Steven Soderbergh ha avuto l’idea di questo film sul set di Traffic: un giorno, a riprese ferme per problemi tecnici, davanti alla troupe Michael Douglas, interprete nonché produttore di quell’opera che regalò l’Oscar per la regia a Soderbergh, improvvisò l’imitazione di Liberace facendo ridere ma sopratutto lasciando a bocca aperta tutti. E in effetti l’elemento più sorprendente di Dietro i Candelabri è il protagonista: Michael Douglas è mostruosamente bravo, il suo Liberace è un’icona al troppo, nell’andatura, nella parlata, nello sguardo, ti viene in mente che solo un grande attore può avere la capacità di interpretare con la stessa bravura personaggi agli antipodi come Gordon Gekko (Wall Street) e Liberace.
Non da meno l’interpretazione di Matt Damon nei panni di Scott Thorson, il compagno di Liberace per i 5 anni narrati dal film; l’attore è al limite della perfezione principalmente nei duetti con Douglas e la tenuta scenica anche in situazioni come quelle più intime tra i due impreziosisce una performance che per personaggi così bizzarri poteva diventare più vicino alla macchietta che alla verosimiglianza.
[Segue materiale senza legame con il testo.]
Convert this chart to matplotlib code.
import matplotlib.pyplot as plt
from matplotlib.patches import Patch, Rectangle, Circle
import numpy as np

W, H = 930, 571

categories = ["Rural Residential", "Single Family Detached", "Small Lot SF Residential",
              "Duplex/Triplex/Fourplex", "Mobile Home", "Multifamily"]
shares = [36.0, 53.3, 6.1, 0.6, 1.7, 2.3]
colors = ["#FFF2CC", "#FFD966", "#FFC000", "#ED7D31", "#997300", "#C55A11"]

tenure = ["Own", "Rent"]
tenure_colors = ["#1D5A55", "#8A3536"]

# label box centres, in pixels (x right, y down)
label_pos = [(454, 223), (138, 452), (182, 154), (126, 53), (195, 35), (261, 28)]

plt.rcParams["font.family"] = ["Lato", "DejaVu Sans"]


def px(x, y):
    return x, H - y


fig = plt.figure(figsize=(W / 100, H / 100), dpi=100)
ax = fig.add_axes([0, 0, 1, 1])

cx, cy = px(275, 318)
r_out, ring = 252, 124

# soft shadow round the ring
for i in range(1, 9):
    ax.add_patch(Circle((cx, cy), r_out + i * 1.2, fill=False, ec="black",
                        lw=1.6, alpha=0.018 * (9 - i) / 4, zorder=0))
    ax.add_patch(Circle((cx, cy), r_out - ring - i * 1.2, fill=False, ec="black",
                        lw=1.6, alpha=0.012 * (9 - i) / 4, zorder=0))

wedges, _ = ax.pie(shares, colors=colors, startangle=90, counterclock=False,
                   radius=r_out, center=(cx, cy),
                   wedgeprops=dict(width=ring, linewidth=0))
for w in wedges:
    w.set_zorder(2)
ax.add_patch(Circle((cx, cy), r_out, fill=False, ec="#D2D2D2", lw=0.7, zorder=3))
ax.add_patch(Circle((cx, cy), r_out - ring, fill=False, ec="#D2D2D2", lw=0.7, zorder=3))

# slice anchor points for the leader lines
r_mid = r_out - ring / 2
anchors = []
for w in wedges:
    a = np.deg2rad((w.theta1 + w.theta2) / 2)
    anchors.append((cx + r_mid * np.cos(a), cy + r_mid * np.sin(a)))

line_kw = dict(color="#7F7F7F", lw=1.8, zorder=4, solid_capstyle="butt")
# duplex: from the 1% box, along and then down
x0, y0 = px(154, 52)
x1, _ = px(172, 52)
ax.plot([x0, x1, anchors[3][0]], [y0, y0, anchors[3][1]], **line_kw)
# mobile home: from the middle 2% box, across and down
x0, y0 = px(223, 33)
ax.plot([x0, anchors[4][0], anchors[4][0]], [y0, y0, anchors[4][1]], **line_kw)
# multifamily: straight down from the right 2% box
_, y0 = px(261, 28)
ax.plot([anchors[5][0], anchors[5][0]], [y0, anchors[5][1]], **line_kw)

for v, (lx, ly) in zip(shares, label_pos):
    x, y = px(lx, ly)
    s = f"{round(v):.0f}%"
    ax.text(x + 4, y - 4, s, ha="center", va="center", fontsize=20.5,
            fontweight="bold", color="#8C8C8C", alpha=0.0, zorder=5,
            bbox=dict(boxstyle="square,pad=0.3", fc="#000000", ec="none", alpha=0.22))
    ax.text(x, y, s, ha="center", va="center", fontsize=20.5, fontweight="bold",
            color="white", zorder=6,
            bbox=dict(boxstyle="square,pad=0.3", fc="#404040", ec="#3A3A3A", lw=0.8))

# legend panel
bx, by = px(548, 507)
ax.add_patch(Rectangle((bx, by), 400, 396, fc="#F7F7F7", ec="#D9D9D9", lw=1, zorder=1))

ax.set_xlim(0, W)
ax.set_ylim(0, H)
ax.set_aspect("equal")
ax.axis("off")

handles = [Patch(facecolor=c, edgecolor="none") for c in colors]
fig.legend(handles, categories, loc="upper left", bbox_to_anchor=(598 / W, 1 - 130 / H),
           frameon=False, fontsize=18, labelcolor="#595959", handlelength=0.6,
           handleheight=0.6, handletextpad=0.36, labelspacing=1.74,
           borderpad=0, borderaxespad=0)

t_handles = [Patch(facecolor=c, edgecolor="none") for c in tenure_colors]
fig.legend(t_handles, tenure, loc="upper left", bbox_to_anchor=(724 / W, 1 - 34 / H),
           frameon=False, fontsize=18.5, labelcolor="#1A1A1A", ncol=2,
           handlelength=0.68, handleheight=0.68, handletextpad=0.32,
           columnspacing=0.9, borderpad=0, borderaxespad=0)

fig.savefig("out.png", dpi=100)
Parlando dei ruoli di contorno si meritano un plauso i bravissimi Dan Aykroyd e Rob Lowe, entrambi irriconoscibili.
Meticoloso nei particolari (molte delle location del film sono i luoghi reali degli eventi della vita di Liberace e Scott Thorson), egregio nella tecnica registica, Steven Soderbergh è il classico autore che non si lascia inquadrare facilmente perché se all’esordio sconvolse tutti con Sesso, Bugie e Videotape con il passare degli anni ha avuto la capacità di conquistare Hollywood e i botteghini con la saga degli Ocean’s (Eleven, Twelve, Thirteen), e con il discreto Erin Brockovich, girare opere totalmente indipendenti e molto interessanti come Full Frontal e Bubble, rischiare la “scomunica” e il fallimento con progetti maestosi e da rivalutare come il biopic in due parti su Che Guevara, avvicinarsi al capolavoro con l’ottimo Traffic e cercare negli ultimi anni di mischiare i generi non sempre con buoni risultati con titoli come The Informant, Contagion, Effetti Collaterali e Magic Mike.
Con l’ultimo lavoro, Dietro i Candelabri, Soderbergh ha sicuramente confermato la sua bravura e non è riuscito a rimanere lontano dalle polemiche e dai rischi visto che gli Studios hanno rifiutato non solo di produrre ma addirittura di distribuire la pellicola tanto che negli Stati Uniti la diffusione è avvenuta grazie al canale televisivo via cavo HBO. Il titolo del film descrive la caratteristica principale che contraddistingueva i concerti di Liberace che suonava avendo sempre dei candelabri sul suo pianoforte. Liberace è morto per AIDS nel 1987 e se fosse ancora vivo dopo aver letto le ultime righe avrebbe senz’altro precisato “io non faccio concerti…metto su spettacoli!”.